Todd D. wrote:Nope, we can't agree on that.
Ugh, that's fine. Refuting an overwhelming amount of evidence on the basis that it is "bourgeois conspiracy" only gets you so far though.
I never talked of any conspiracy. Stop lying.
Once again most figures state that he did indeed kill more people than Hitler, agree or disagree is your perogative.
Which figures?
All freedoms that were flat out denied in the Soviet Union under Stalin.
Not true. I know enough history to be aware that it's no different in your "free" societies when the class struggle becomes heatened. When the workers stop following their exploiters, the facade of "freedom" collapses. When communists start gaining too much audience in a capitalist or semi-feudal country, they will feel in their bones what "democracy" really is about.
Keep throwing around that bourgeois word as an attempt to discredit (or perhaps an attempt that I will credit) them.
You're so prejudicious. I only referred to the class stance.
I'm not even sure what exactly that second sentence is supposed to mean, as if it's supposed to justify the murders of millions of people for disagreeing with the government.

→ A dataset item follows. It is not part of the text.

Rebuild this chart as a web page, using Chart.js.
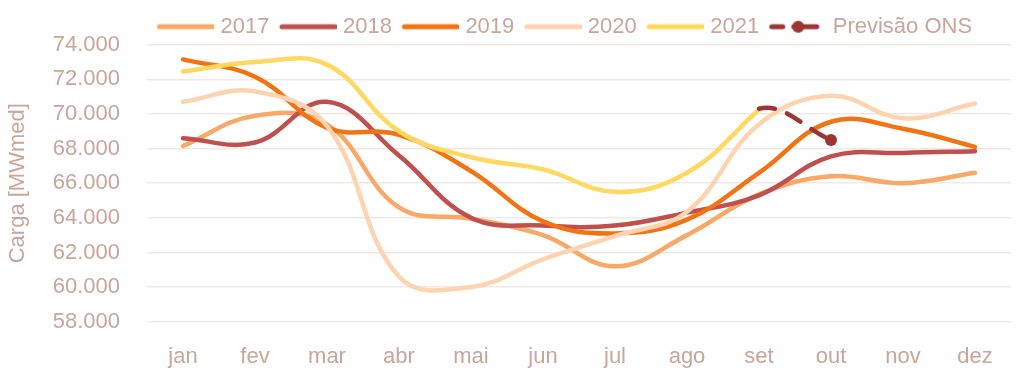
<!DOCTYPE html>
<html>
<head>
<meta charset="utf-8">
<script src="https://cdn.jsdelivr.net/npm/chart.js@4/dist/chart.umd.min.js"></script>
<style>
html,body{margin:0;padding:0;background:#fff;}
#wrap{width:1024px;height:372px;}
</style>
</head>
<body>
<div id="wrap"><canvas id="c" width="1024" height="372"></canvas></div>
<script>
const categories = ['jan','fev','mar','abr','mai','jun','jul','ago','set','out','nov','dez'];
const s2017 = [68150, 69900, 69400, 64600, 63950, 63000, 61200, 63000, 65350, 66400, 66000, 66600];
const s2018 = [68600, 68350, 70700, 67600, 64000, 63550, 63550, 64300, 65300, 67550, 67750, 67850];
const s2019 = [73150, 72150, 69200, 68800, 66700, 63800, 63100, 63900, 66600, 69550, 69150, 68100];
const s2020 = [70700, 71300, 69300, 60600, 60000, 61600, 62950, 64350, 69400, 71050, 69750, 70600];
const s2021 = [72450, 73000, 72850, 69000, 67500, 66800, 65500, 66600, 70250, null, null, null];
// forecast series; the 'ago' value (hidden segment) only shapes the curve leaving 'set'
const sONS  = [null, null, null, null, null, null, null, 66600, 70300, 68500, null, null];
const seriesNames = ['2017','2018','2019','2020','2021','Previsão ONS'];
const yMin = 58000, yMax = 74000, yStep = 2000;

const TXT = '#c9a59b';
const GRID = '#f3e7e4';
const FONT = 'Liberation Sans';
const colors = ['#f9a867','#c0504d','#f37312','#fdd3b0','#ffd95f','#9c3634'];
const FS = 22;
const BW = 52.5;

function lineImg(color, ons){
  const c = document.createElement('canvas');
  c.width = 62; c.height = 14;
  const g = c.getContext('2d');
  g.strokeStyle = color; g.fillStyle = color; g.lineWidth = 5; g.lineCap = 'round';
  g.beginPath();
  if (!ons) {
    g.moveTo(7.25, 7); g.lineTo(60.25, 7);
  } else {
    g.moveTo(7.25, 7); g.lineTo(18.25, 7);
    g.moveTo(29.25, 7); g.lineTo(52.25, 7);
  }
  g.stroke();
  if (ons) { g.beginPath(); g.arc(33.75, 7, 6, 0, Math.PI*2); g.fill(); }
  return c;
}

function fmt(v){ return String(v).replace(/\B(?=(\d{3})+(?!\d))/g, '.'); }

const allData = [s2017, s2018, s2019, s2020, s2021, sONS];
const datasets = allData.map((d, i) => {
  const ds = {
    label: seriesNames[i],
    data: d,
    borderColor: colors[i],
    backgroundColor: colors[i],
    borderWidth: 4.5,
    borderCapStyle: 'round',
    borderJoinStyle: 'round',
    tension: 0.4,
    fill: false,
    pointRadius: 0,
    pointBackgroundColor: colors[i],
    pointBorderWidth: 0,
    order: i === 5 ? -1 : 5 - i
  };
  if (i === 5) {
    ds.borderDash = [16, 13];
    ds.pointRadius = d.map((v, k) => (k === 9 ? 6 : 0));
    ds.segment = { borderColor: ctx => (ctx.p0DataIndex < 8 ? 'rgba(0,0,0,0)' : colors[5]) };
  }
  return ds;
});

const legendShift = {
  id: 'legendShift',
  afterLayout(chart){
    if (chart.legend){ chart.legend.top += 3; chart.legend.bottom += 3; }
  }
};

new Chart(document.getElementById('c'), {
  type: 'line',
  data: { labels: categories, datasets },
  plugins: [legendShift],
  options: {
    responsive: false,
    animation: false,
    layout: { padding: { top: 2.7, right: 13, left: 0, bottom: 0 } },
    font: { family: FONT },
    plugins: {
      tooltip: { enabled: false },
      legend: {
        position: 'top',
        align: 'start',
        fullSize: false,
        labels: {
          font: { family: FONT, size: FS },
          color: TXT,
          padding: 10,
          usePointStyle: true,
          pointStyleWidth: BW,
          generateLabels(chart){
            const items = Chart.defaults.plugins.legend.labels.generateLabels(chart);
            items.sort((a, b) => a.datasetIndex - b.datasetIndex);
            return items.map(it => Object.assign(it, {
              pointStyle: lineImg(colors[it.datasetIndex], it.datasetIndex === 5),
              fontColor: TXT, lineWidth: 0
            }));
          }
        }
      }
    },
    scales: {
      x: {
        offset: true,
        grid: { display: false, drawTicks: false },
        border: { display: false },
        ticks: { color: TXT, font: { family: FONT, size: FS }, padding: 22, maxRotation: 0 },
        afterFit(s){ s.height = 50.3; }
      },
      y: {
        min: yMin, max: yMax,
        grid: { color: GRID, lineWidth: 1.5, drawTicks: false },
        border: { display: false },
        ticks: { stepSize: yStep, color: TXT, font: { family: FONT, size: FS }, padding: 27, callback: v => fmt(v) },
        title: { display: true, text: 'Carga [MWmed]', color: TXT, font: { family: FONT, size: FS }, padding: { top: 5, bottom: 4 } },
        afterFit(s){ s.width = 147; }
      }
    }
  }
});
</script>
</body>
</html>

You don't get it. There was a struggle going on, both in the society as a whole aswell as in the state apparatus. There were more sides taking part in the conflict than just Stalin's. How have you concluded that "millions were murdered for disagreeing with the government"?

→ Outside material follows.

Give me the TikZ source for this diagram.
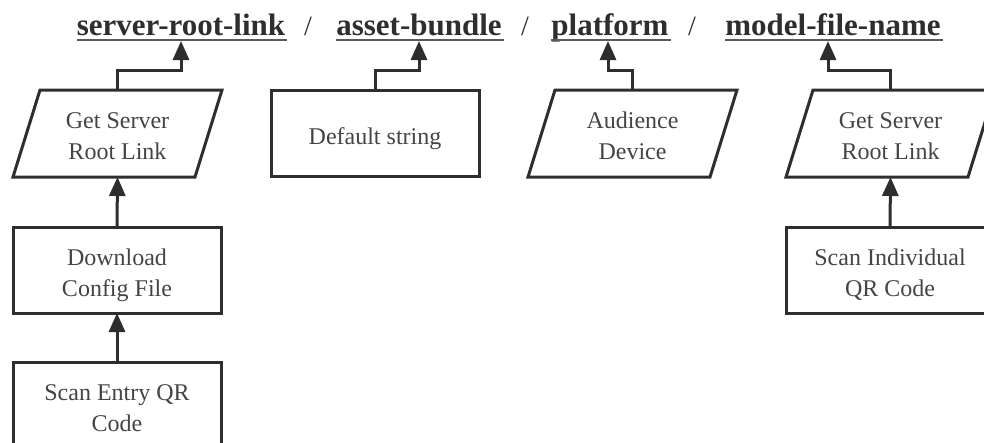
\documentclass[tikz,border=0pt]{standalone}
\usepackage{fontspec}
\setmainfont{Liberation Serif}
\usetikzlibrary{arrows.meta}
\definecolor{ink}{HTML}{2E2E2E}
\definecolor{txt}{HTML}{444444}
\definecolor{rulegrey}{HTML}{5A5A5A}
% box caption: centred lines on struts, set a little below the box centre
\newcommand\boxlines[1]{\raisebox{-4.5pt}[\height][\depth]{\begin{tabular}{@{}c@{}}#1\end{tabular}}}
\begin{document}
\begin{tikzpicture}[x=1pt,y=-1pt,
  boxtext/.style={text=txt, font=\fontsize{24}{31}\selectfont, inner sep=0pt, outer sep=0pt},
  stepbox/.style={boxtext, draw=ink, line width=3pt, minimum width=208pt, minimum height=86pt},
  iobox/.style={boxtext, minimum width=209pt, minimum height=87pt},
  ioedge/.style={draw=ink, line width=3pt},
  field/.style={text=ink, font=\fontsize{31}{36}\selectfont\bfseries, inner sep=0pt, outer sep=0pt, anchor=base},
  slash/.style={text=ink, font=\fontsize{28}{34}\selectfont, inner sep=0pt, anchor=base},
  uline/.style={draw=rulegrey, line width=2pt},
  link/.style={draw=ink, line width=3pt, -{Triangle[length=19pt,width=16pt]}}]
\clip (0,0) rectangle (984,442);

% URL fields
\node[field] (f1) at (181,35) {server-root-link};
\node[slash] (s1) at (308,35) {/};
\node[field] (f2) at (419,35) {asset-bundle};
\node[slash] (s2) at (525,35) {/};
\node[field] (f3) at (610,35) {platform};
\node[slash] (s3) at (692,35) {/};
\node[field] (f4) at (833,35) {model-file-name};
\foreach \f in {f1,f2,f3,f4}
  \draw[uline] ([yshift=-5pt]\f.base west) -- ([yshift=-5pt,xshift=2pt]\f.base east);

% sources of each field
\node[iobox] (g1) at (117.5,133.5) {\boxlines{Get Server\\Root Link}};
\node[stepbox] (b2) at (375,133.5) {\boxlines{Default string}};
\node[iobox] (g3) at (632.5,133.5) {\boxlines{Audience\\Device}};
\node[iobox] (g4) at (890.5,133.5) {\boxlines{Get Server\\Root Link}};
\foreach \g in {g1,g3,g4}
  \draw[ioedge] ([xshift=27pt]\g.north west) -- (\g.north east)
    -- ([xshift=-27pt]\g.south east) -- (\g.south west) -- cycle;

\node[stepbox] (d1) at (117,270) {\boxlines{Download\\Config File}};
\node[stepbox] (e1) at (117,405) {\boxlines{Scan Entry QR\\Code}};
\node[stepbox] (q4) at (890,270) {\boxlines{Scan Individual\\QR Code}};

% connectors
\draw[link] (g1.north) -- ++(0,-20) -| ([yshift=-6pt]f1.base);
\draw[link] (b2.north) -- ++(0,-20) -| ([yshift=-6pt]f2.base);
\draw[link] (g3.north) -- ++(0,-20) -| ([yshift=-6pt,xshift=-2pt]f3.base);
\draw[link] (g4.north) -- ++(0,-20) -| ([yshift=-6pt,xshift=-5pt]f4.base);
\draw[link] (d1.north) -- (g1.south);
\draw[link] (e1.north) -- (d1.south);
\draw[link] (q4.north) -- (g4.south);
\end{tikzpicture}
\end{document}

Tell the Ukrainians that the Great Purge wasn't that bad.
What the hell has "Ukraine" to do with the "Great Purge"?
Icepicked by who again? So you justify Trotsky's murder because it happened 10 years after his deportation? Your logic doesn't seem to make sense.
It's your logic that doesn't make sense. As a reminder, you said:
"Stalin conspired for Trotsky to take that little vacation to Mexico, only to be killed years later by (suprise) Stalin's secret police."To which I answered:
"Oh how clever.
Trotsky could have been put down without "conspiring him to get to Mexico". Trotsky was deported from the USSR in 1929. Trotsky was icepicked as late as 1940. That was after he began publicly demining the defence of USSR by urging its citizens to rebell on the eve of Fascist attack."I repeat:
"Trotsky was icepicked as late as 1940. That was after he began publicly demining the defence of USSR by urging its citizens to rebell on the eve of Fascist attack."- - - as late as 1940 - - - after he began his campaign to destabilise USSR when capitalist powers were preparing to tear it apart - - -
Case closed.
What I respect about Lenin was that he at least was moderate enough to try SOME form of Capitalism, even if he was to stubborn to accept a Free Market system.

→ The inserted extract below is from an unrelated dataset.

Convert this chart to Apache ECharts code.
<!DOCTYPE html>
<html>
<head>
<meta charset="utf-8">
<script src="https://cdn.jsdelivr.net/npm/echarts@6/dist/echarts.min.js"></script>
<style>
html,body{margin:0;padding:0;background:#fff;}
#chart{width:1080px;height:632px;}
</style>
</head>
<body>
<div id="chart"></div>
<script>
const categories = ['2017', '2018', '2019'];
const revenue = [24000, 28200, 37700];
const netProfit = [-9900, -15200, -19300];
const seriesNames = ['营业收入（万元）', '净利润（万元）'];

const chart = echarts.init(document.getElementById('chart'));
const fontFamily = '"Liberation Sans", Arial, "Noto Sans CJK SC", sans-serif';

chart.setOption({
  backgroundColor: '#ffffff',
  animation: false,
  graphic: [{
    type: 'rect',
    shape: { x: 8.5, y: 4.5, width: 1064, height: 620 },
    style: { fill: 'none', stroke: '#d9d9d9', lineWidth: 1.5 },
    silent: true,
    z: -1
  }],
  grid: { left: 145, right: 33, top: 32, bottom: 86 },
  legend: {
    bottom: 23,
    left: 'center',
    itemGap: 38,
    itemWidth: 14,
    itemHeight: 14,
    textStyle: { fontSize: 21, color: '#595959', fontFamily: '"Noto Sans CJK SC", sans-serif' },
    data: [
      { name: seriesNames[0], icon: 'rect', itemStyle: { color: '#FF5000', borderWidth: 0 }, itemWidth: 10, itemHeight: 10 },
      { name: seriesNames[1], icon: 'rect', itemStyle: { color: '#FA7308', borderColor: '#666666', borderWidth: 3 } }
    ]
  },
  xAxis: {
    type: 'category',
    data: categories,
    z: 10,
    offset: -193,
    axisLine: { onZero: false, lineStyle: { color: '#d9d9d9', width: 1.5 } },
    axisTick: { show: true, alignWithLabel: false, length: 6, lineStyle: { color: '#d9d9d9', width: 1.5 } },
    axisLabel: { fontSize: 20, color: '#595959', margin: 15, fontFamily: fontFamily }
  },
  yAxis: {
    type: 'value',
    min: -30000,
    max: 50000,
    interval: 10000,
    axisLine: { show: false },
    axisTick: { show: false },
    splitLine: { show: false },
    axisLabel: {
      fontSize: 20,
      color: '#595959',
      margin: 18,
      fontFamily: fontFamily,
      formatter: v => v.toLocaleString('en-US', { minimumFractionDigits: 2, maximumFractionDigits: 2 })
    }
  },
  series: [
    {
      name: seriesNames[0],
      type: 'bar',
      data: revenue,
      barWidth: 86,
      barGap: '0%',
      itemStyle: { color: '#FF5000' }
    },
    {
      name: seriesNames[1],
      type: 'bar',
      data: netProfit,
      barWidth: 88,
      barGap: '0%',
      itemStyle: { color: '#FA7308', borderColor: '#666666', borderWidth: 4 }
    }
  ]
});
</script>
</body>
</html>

Lenin was no more moderate than Stalin. NEP existed not because of Lenin's personality, but because of necessity. It was never meant to be anything but temporary. It was abandoned and the socialist transformation of economy started when it had fullfilled its mission and when it infact was causing problems typical to orthodox capitalism. There's no such difference between Lenin and Stalin as you suggest in what comes to their views concerning economy. Both were communists and both were consistent supporters of socialist transition of economy from capitalist to communist mode of production.